## Begin
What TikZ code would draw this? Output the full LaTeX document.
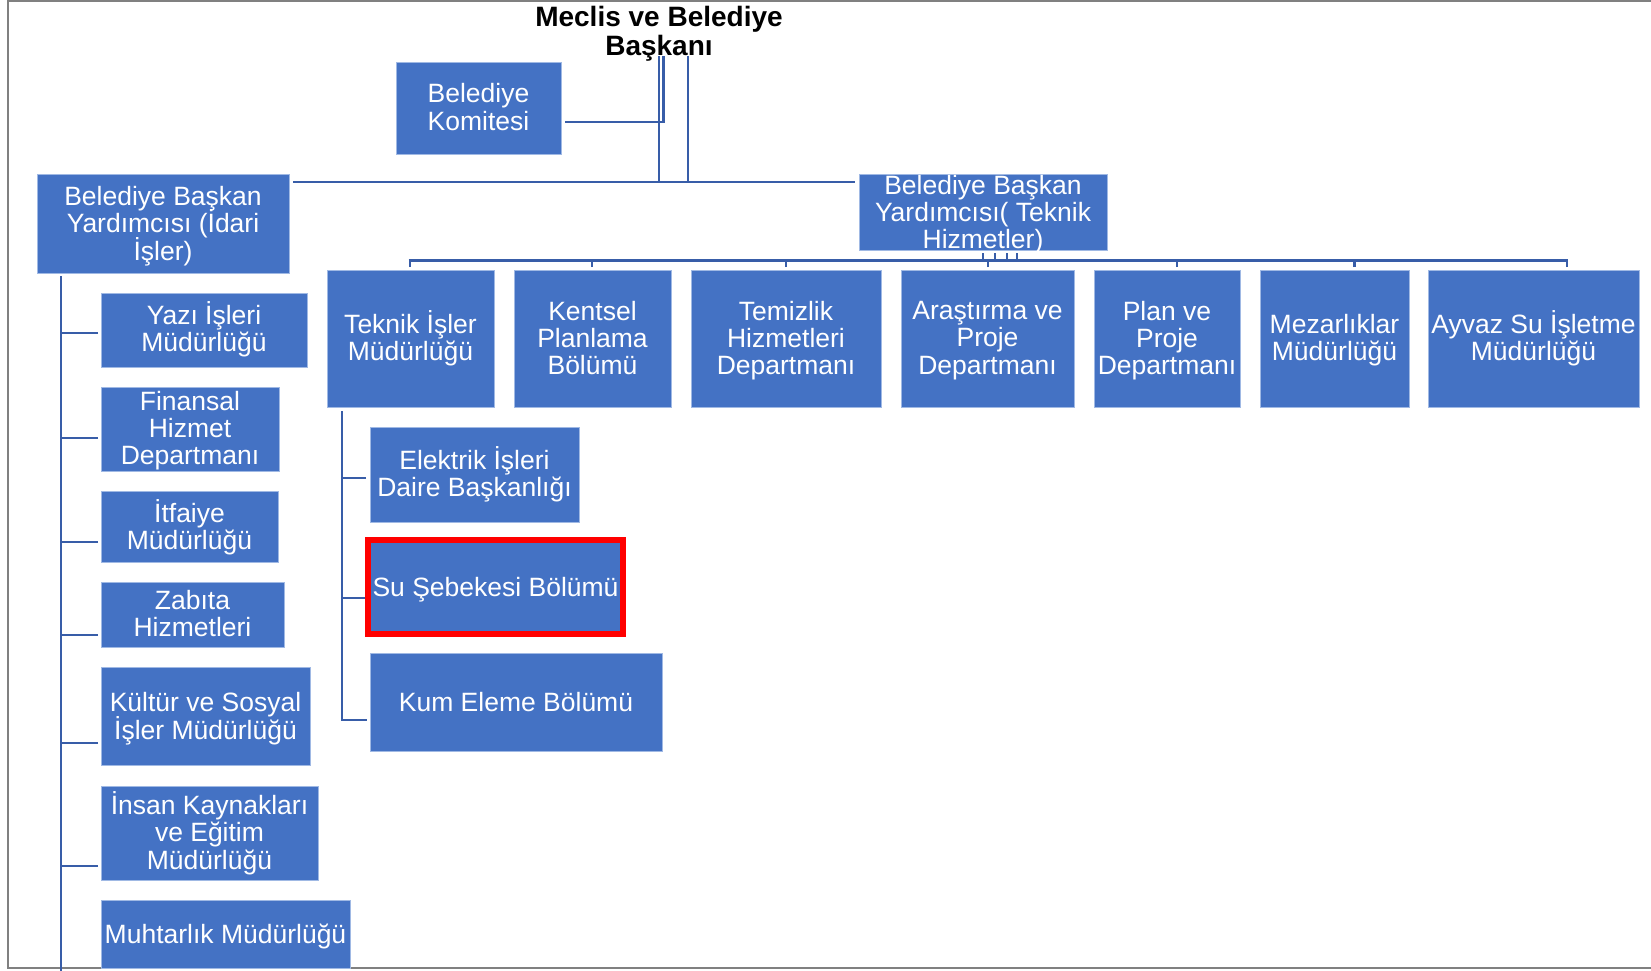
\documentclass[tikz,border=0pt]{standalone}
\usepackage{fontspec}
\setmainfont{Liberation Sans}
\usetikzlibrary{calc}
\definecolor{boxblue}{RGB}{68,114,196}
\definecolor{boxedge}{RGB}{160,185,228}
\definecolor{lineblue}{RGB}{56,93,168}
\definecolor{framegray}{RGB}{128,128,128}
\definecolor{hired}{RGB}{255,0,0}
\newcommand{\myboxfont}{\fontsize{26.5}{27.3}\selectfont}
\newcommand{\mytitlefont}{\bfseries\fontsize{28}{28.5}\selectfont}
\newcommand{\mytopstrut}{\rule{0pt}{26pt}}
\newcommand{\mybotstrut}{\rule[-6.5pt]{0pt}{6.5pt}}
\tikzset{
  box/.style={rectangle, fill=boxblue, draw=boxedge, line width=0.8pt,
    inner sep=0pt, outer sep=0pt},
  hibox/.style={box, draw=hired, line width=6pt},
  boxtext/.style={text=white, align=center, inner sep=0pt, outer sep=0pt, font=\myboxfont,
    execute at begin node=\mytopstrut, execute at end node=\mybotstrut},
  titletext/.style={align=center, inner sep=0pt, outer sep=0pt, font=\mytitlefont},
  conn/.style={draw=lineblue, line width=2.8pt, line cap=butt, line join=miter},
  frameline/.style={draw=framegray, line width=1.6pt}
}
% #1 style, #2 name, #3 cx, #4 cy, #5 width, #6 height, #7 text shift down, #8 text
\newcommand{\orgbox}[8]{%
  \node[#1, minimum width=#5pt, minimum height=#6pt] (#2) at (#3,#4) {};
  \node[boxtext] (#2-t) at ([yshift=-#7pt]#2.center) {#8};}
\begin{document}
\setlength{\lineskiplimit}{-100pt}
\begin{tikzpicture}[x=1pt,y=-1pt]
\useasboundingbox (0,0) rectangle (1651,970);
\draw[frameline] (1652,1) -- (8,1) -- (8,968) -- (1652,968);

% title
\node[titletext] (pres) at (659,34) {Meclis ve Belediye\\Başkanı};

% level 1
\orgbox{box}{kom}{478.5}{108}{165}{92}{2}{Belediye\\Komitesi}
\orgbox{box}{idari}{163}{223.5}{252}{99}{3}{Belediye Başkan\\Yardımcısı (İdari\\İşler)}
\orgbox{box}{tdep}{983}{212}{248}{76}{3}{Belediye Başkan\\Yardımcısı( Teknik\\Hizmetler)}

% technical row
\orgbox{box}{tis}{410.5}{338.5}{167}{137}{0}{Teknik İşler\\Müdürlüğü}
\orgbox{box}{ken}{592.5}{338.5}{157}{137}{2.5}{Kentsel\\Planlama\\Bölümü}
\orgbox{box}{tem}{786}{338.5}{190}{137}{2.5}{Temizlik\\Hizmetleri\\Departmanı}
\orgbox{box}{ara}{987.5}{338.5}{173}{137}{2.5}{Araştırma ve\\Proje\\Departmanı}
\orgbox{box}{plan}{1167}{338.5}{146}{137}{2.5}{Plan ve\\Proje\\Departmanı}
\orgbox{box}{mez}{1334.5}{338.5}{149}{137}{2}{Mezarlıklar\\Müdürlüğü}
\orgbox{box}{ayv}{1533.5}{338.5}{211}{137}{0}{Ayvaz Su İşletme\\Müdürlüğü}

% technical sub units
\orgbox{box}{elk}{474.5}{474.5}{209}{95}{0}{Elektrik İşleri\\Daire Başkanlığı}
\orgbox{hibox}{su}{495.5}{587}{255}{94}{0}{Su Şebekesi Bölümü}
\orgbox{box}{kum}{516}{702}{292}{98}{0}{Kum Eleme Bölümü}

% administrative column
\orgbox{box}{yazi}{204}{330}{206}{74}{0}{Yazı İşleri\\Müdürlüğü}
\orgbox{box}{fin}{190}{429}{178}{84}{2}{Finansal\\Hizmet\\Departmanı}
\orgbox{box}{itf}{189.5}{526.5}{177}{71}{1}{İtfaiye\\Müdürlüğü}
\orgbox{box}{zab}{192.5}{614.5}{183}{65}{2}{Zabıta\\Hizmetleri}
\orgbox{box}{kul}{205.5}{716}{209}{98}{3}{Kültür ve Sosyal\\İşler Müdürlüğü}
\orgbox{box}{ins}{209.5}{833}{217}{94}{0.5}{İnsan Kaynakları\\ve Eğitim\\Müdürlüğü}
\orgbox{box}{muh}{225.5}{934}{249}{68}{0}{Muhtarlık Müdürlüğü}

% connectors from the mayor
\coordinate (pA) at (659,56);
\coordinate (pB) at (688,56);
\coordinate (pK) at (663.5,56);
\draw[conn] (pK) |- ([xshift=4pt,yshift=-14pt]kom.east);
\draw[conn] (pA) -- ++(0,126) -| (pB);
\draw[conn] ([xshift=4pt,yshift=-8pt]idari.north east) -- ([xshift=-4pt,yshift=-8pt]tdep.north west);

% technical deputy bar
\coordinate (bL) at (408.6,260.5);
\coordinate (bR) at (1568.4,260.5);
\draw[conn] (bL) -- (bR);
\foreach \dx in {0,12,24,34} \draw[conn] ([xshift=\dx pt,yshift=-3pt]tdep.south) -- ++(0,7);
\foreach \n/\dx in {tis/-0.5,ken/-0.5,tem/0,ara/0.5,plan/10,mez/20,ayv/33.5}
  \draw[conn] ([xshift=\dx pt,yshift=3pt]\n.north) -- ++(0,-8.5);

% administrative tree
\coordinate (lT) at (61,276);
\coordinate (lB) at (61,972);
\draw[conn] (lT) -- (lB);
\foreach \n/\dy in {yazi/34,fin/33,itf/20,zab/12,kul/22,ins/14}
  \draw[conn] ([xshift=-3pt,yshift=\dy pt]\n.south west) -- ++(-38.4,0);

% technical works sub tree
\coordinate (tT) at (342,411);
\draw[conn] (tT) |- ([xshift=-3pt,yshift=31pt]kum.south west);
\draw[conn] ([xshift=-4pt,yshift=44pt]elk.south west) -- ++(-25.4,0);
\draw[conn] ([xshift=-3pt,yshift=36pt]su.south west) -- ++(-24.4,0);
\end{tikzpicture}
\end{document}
## End
REQUEST: Your task is an exact transcription of all the data, minus the pictures.

SOLVED PROBLEM:
What TikZ code would draw this? Output the full LaTeX document.
\documentclass[tikz,border=0pt]{standalone}
\usepackage{fontspec}
\setmainfont{Liberation Sans}
\usetikzlibrary{calc}
\definecolor{boxblue}{RGB}{68,114,196}
\definecolor{boxedge}{RGB}{160,185,228}
\definecolor{lineblue}{RGB}{56,93,168}
\definecolor{framegray}{RGB}{128,128,128}
\definecolor{hired}{RGB}{255,0,0}
\newcommand{\myboxfont}{\fontsize{26.5}{27.3}\selectfont}
\newcommand{\mytitlefont}{\bfseries\fontsize{28}{28.5}\selectfont}
\newcommand{\mytopstrut}{\rule{0pt}{26pt}}
\newcommand{\mybotstrut}{\rule[-6.5pt]{0pt}{6.5pt}}
\tikzset{
  box/.style={rectangle, fill=boxblue, draw=boxedge, line width=0.8pt,
    inner sep=0pt, outer sep=0pt},
  hibox/.style={box, draw=hired, line width=6pt},
  boxtext/.style={text=white, align=center, inner sep=0pt, outer sep=0pt, font=\myboxfont,
    execute at begin node=\mytopstrut, execute at end node=\mybotstrut},
  titletext/.style={align=center, inner sep=0pt, outer sep=0pt, font=\mytitlefont},
  conn/.style={draw=lineblue, line width=2.8pt, line cap=butt, line join=miter},
  frameline/.style={draw=framegray, line width=1.6pt}
}
% #1 style, #2 name, #3 cx, #4 cy, #5 width, #6 height, #7 text shift down, #8 text
\newcommand{\orgbox}[8]{%
  \node[#1, minimum width=#5pt, minimum height=#6pt] (#2) at (#3,#4) {};
  \node[boxtext] (#2-t) at ([yshift=-#7pt]#2.center) {#8};}
\begin{document}
\setlength{\lineskiplimit}{-100pt}
\begin{tikzpicture}[x=1pt,y=-1pt]
\useasboundingbox (0,0) rectangle (1651,970);
\draw[frameline] (1652,1) -- (8,1) -- (8,968) -- (1652,968);

% title
\node[titletext] (pres) at (659,34) {Meclis ve Belediye\\Başkanı};

% level 1
\orgbox{box}{kom}{478.5}{108}{165}{92}{2}{Belediye\\Komitesi}
\orgbox{box}{idari}{163}{223.5}{252}{99}{3}{Belediye Başkan\\Yardımcısı (İdari\\İşler)}
\orgbox{box}{tdep}{983}{212}{248}{76}{3}{Belediye Başkan\\Yardımcısı( Teknik\\Hizmetler)}

% technical row
\orgbox{box}{tis}{410.5}{338.5}{167}{137}{0}{Teknik İşler\\Müdürlüğü}
\orgbox{box}{ken}{592.5}{338.5}{157}{137}{2.5}{Kentsel\\Planlama\\Bölümü}
\orgbox{box}{tem}{786}{338.5}{190}{137}{2.5}{Temizlik\\Hizmetleri\\Departmanı}
\orgbox{box}{ara}{987.5}{338.5}{173}{137}{2.5}{Araştırma ve\\Proje\\Departmanı}
\orgbox{box}{plan}{1167}{338.5}{146}{137}{2.5}{Plan ve\\Proje\\Departmanı}
\orgbox{box}{mez}{1334.5}{338.5}{149}{137}{2}{Mezarlıklar\\Müdürlüğü}
\orgbox{box}{ayv}{1533.5}{338.5}{211}{137}{0}{Ayvaz Su İşletme\\Müdürlüğü}

% technical sub units
\orgbox{box}{elk}{474.5}{474.5}{209}{95}{0}{Elektrik İşleri\\Daire Başkanlığı}
\orgbox{hibox}{su}{495.5}{587}{255}{94}{0}{Su Şebekesi Bölümü}
\orgbox{box}{kum}{516}{702}{292}{98}{0}{Kum Eleme Bölümü}

% administrative column
\orgbox{box}{yazi}{204}{330}{206}{74}{0}{Yazı İşleri\\Müdürlüğü}
\orgbox{box}{fin}{190}{429}{178}{84}{2}{Finansal\\Hizmet\\Departmanı}
\orgbox{box}{itf}{189.5}{526.5}{177}{71}{1}{İtfaiye\\Müdürlüğü}
\orgbox{box}{zab}{192.5}{614.5}{183}{65}{2}{Zabıta\\Hizmetleri}
\orgbox{box}{kul}{205.5}{716}{209}{98}{3}{Kültür ve Sosyal\\İşler Müdürlüğü}
\orgbox{box}{ins}{209.5}{833}{217}{94}{0.5}{İnsan Kaynakları\\ve Eğitim\\Müdürlüğü}
\orgbox{box}{muh}{225.5}{934}{249}{68}{0}{Muhtarlık Müdürlüğü}

% connectors from the mayor
\coordinate (pA) at (659,56);
\coordinate (pB) at (688,56);
\coordinate (pK) at (663.5,56);
\draw[conn] (pK) |- ([xshift=4pt,yshift=-14pt]kom.east);
\draw[conn] (pA) -- ++(0,126) -| (pB);
\draw[conn] ([xshift=4pt,yshift=-8pt]idari.north east) -- ([xshift=-4pt,yshift=-8pt]tdep.north west);

% technical deputy bar
\coordinate (bL) at (408.6,260.5);
\coordinate (bR) at (1568.4,260.5);
\draw[conn] (bL) -- (bR);
\foreach \dx in {0,12,24,34} \draw[conn] ([xshift=\dx pt,yshift=-3pt]tdep.south) -- ++(0,7);
\foreach \n/\dx in {tis/-0.5,ken/-0.5,tem/0,ara/0.5,plan/10,mez/20,ayv/33.5}
  \draw[conn] ([xshift=\dx pt,yshift=3pt]\n.north) -- ++(0,-8.5);

% administrative tree
\coordinate (lT) at (61,276);
\coordinate (lB) at (61,972);
\draw[conn] (lT) -- (lB);
\foreach \n/\dy in {yazi/34,fin/33,itf/20,zab/12,kul/22,ins/14}
  \draw[conn] ([xshift=-3pt,yshift=\dy pt]\n.south west) -- ++(-38.4,0);

% technical works sub tree
\coordinate (tT) at (342,411);
\draw[conn] (tT) |- ([xshift=-3pt,yshift=31pt]kum.south west);
\draw[conn] ([xshift=-4pt,yshift=44pt]elk.south west) -- ++(-25.4,0);
\draw[conn] ([xshift=-3pt,yshift=36pt]su.south west) -- ++(-24.4,0);
\end{tikzpicture}
\end{document}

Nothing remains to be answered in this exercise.